• **Request**
Quote the whole listing exactly. Leave the pictures out of your copy.

---

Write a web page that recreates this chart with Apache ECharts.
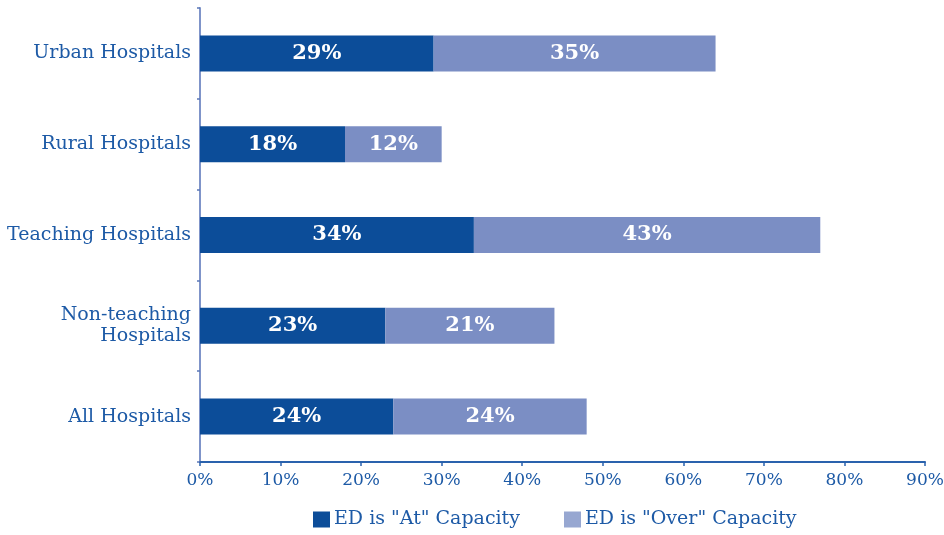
<!DOCTYPE html>
<html>
<head>
<meta charset="utf-8">
<script src="https://cdn.jsdelivr.net/npm/echarts@6/dist/echarts.min.js"></script>
<style>
  html, body { margin: 0; padding: 0; background: #ffffff; }
  #chart { width: 944px; height: 535px; }
</style>
</head>
<body>
<div id="chart"></div>
<script>
// Hospital groups, listed bottom to top on the category axis
const categories = ['All Hospitals', 'Non-teaching\nHospitals', 'Teaching Hospitals', 'Rural Hospitals', 'Urban Hospitals'];
// Share of emergency departments at capacity (%)
const atCapacity = [24, 23, 34, 18, 29];
// Share of emergency departments over capacity (%)
const overCapacity = [24, 21, 43, 12, 35];
const xTicks = { min: 0, max: 90, step: 10 };

const SERIF = '"DejaVu Serif", "Liberation Serif", serif';
const TEXT_BLUE = '#1d5aa6';
const DARK = '#0c4d99';
const LIGHT = '#7b8ec4';

const chart = echarts.init(document.getElementById('chart'), null, { renderer: 'canvas' });

const barLabel = {
  show: true,
  position: 'inside',
  color: '#ffffff',
  fontFamily: SERIF,
  fontWeight: 'bold',
  fontSize: 21,
  formatter: p => p.value + '%'
};

chart.setOption({
  animation: false,
  backgroundColor: '#ffffff',
  grid: { left: 200, right: 19, top: 8, bottom: 73, outerBoundsMode: 'none' },
  legend: {
    bottom: 1,
    left: 308,
    icon: 'rect',
    itemWidth: 17,
    itemHeight: 16,
    itemGap: 44,
    textStyle: { fontFamily: SERIF, fontSize: 19, color: TEXT_BLUE, padding: [2, 0, 0, -1] },
    data: [
      { name: 'ED is "At" Capacity', itemStyle: { color: DARK } },
      { name: 'ED is "Over" Capacity', itemStyle: { color: '#97a7d1' } }
    ]
  },
  xAxis: {
    type: 'value',
    min: xTicks.min,
    max: xTicks.max,
    interval: xTicks.step,
    splitLine: { show: false },
    axisLine: { show: true, lineStyle: { color: '#2a62ad', width: 2 } },
    axisTick: { show: true, length: 4, lineStyle: { color: '#2a62ad', width: 1.5 } },
    axisLabel: {
      margin: 10,
      fontFamily: SERIF,
      fontSize: 17,
      color: TEXT_BLUE,
      formatter: '{value}%'
    }
  },
  yAxis: {
    type: 'category',
    data: categories,
    axisLine: { show: true, lineStyle: { color: '#7f94c9', width: 2 } },
    axisTick: { show: true, length: 3, lineStyle: { color: '#5a77b8', width: 1.5 } },
    axisLabel: {
      margin: 9,
      fontFamily: SERIF,
      fontSize: 19,
      lineHeight: 21,
      color: TEXT_BLUE,
      align: 'right',
      padding: [8, 0, 0, 0]
    }
  },
  series: [
    {
      name: 'ED is "At" Capacity',
      type: 'bar',
      stack: 'ed',
      barWidth: 36,
      data: atCapacity,
      itemStyle: { color: DARK },
      label: barLabel
    },
    {
      name: 'ED is "Over" Capacity',
      type: 'bar',
      stack: 'ed',
      barWidth: 36,
      data: overCapacity,
      itemStyle: { color: LIGHT },
      label: barLabel
    }
  ]
});
</script>
</body>
</html>
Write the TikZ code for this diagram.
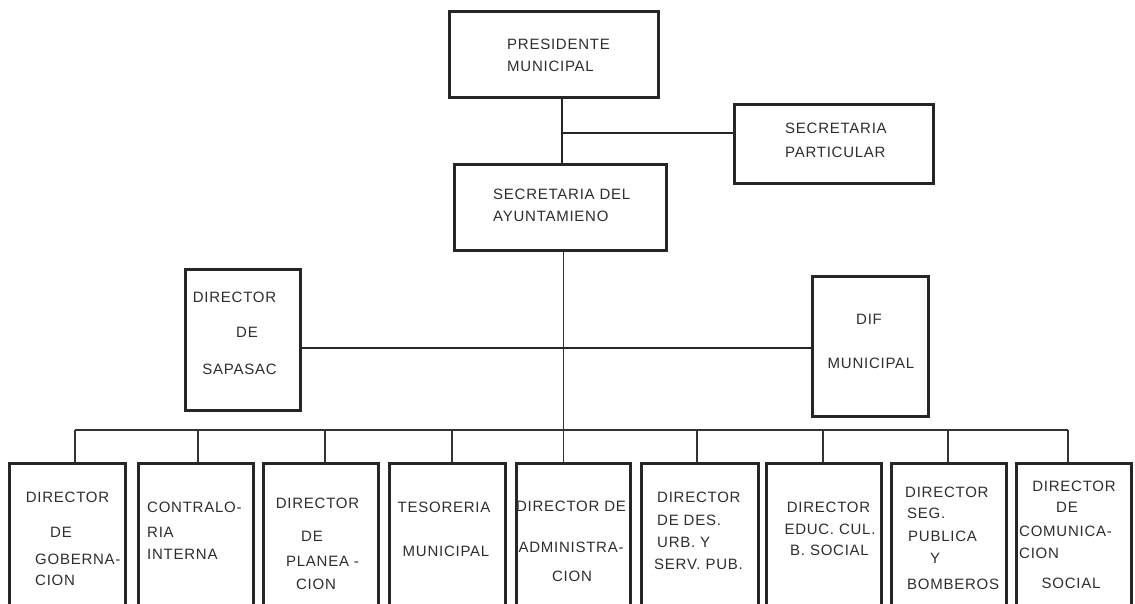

---

• **Output below**
Write a web page that recreates this chart with Apache ECharts.
<!DOCTYPE html>
<html>
<head>
<meta charset="utf-8">
<script src="https://cdn.jsdelivr.net/npm/echarts@6/dist/echarts.min.js"></script>
<style>
  html, body { margin: 0; padding: 0; background: #ffffff; }
  #chart { width: 944px; height: 535px; }
</style>
</head>
<body>
<div id="chart"></div>
<script>
// Hospital groups, listed bottom to top on the category axis
const categories = ['All Hospitals', 'Non-teaching\nHospitals', 'Teaching Hospitals', 'Rural Hospitals', 'Urban Hospitals'];
// Share of emergency departments at capacity (%)
const atCapacity = [24, 23, 34, 18, 29];
// Share of emergency departments over capacity (%)
const overCapacity = [24, 21, 43, 12, 35];
const xTicks = { min: 0, max: 90, step: 10 };

const SERIF = '"DejaVu Serif", "Liberation Serif", serif';
const TEXT_BLUE = '#1d5aa6';
const DARK = '#0c4d99';
const LIGHT = '#7b8ec4';

const chart = echarts.init(document.getElementById('chart'), null, { renderer: 'canvas' });

const barLabel = {
  show: true,
  position: 'inside',
  color: '#ffffff',
  fontFamily: SERIF,
  fontWeight: 'bold',
  fontSize: 21,
  formatter: p => p.value + '%'
};

chart.setOption({
  animation: false,
  backgroundColor: '#ffffff',
  grid: { left: 200, right: 19, top: 8, bottom: 73, outerBoundsMode: 'none' },
  legend: {
    bottom: 1,
    left: 308,
    icon: 'rect',
    itemWidth: 17,
    itemHeight: 16,
    itemGap: 44,
    textStyle: { fontFamily: SERIF, fontSize: 19, color: TEXT_BLUE, padding: [2, 0, 0, -1] },
    data: [
      { name: 'ED is "At" Capacity', itemStyle: { color: DARK } },
      { name: 'ED is "Over" Capacity', itemStyle: { color: '#97a7d1' } }
    ]
  },
  xAxis: {
    type: 'value',
    min: xTicks.min,
    max: xTicks.max,
    interval: xTicks.step,
    splitLine: { show: false },
    axisLine: { show: true, lineStyle: { color: '#2a62ad', width: 2 } },
    axisTick: { show: true, length: 4, lineStyle: { color: '#2a62ad', width: 1.5 } },
    axisLabel: {
      margin: 10,
      fontFamily: SERIF,
      fontSize: 17,
      color: TEXT_BLUE,
      formatter: '{value}%'
    }
  },
  yAxis: {
    type: 'category',
    data: categories,
    axisLine: { show: true, lineStyle: { color: '#7f94c9', width: 2 } },
    axisTick: { show: true, length: 3, lineStyle: { color: '#5a77b8', width: 1.5 } },
    axisLabel: {
      margin: 9,
      fontFamily: SERIF,
      fontSize: 19,
      lineHeight: 21,
      color: TEXT_BLUE,
      align: 'right',
      padding: [8, 0, 0, 0]
    }
  },
  series: [
    {
      name: 'ED is "At" Capacity',
      type: 'bar',
      stack: 'ed',
      barWidth: 36,
      data: atCapacity,
      itemStyle: { color: DARK },
      label: barLabel
    },
    {
      name: 'ED is "Over" Capacity',
      type: 'bar',
      stack: 'ed',
      barWidth: 36,
      data: overCapacity,
      itemStyle: { color: LIGHT },
      label: barLabel
    }
  ]
});
</script>
</body>
</html>
Write the TikZ code for this diagram.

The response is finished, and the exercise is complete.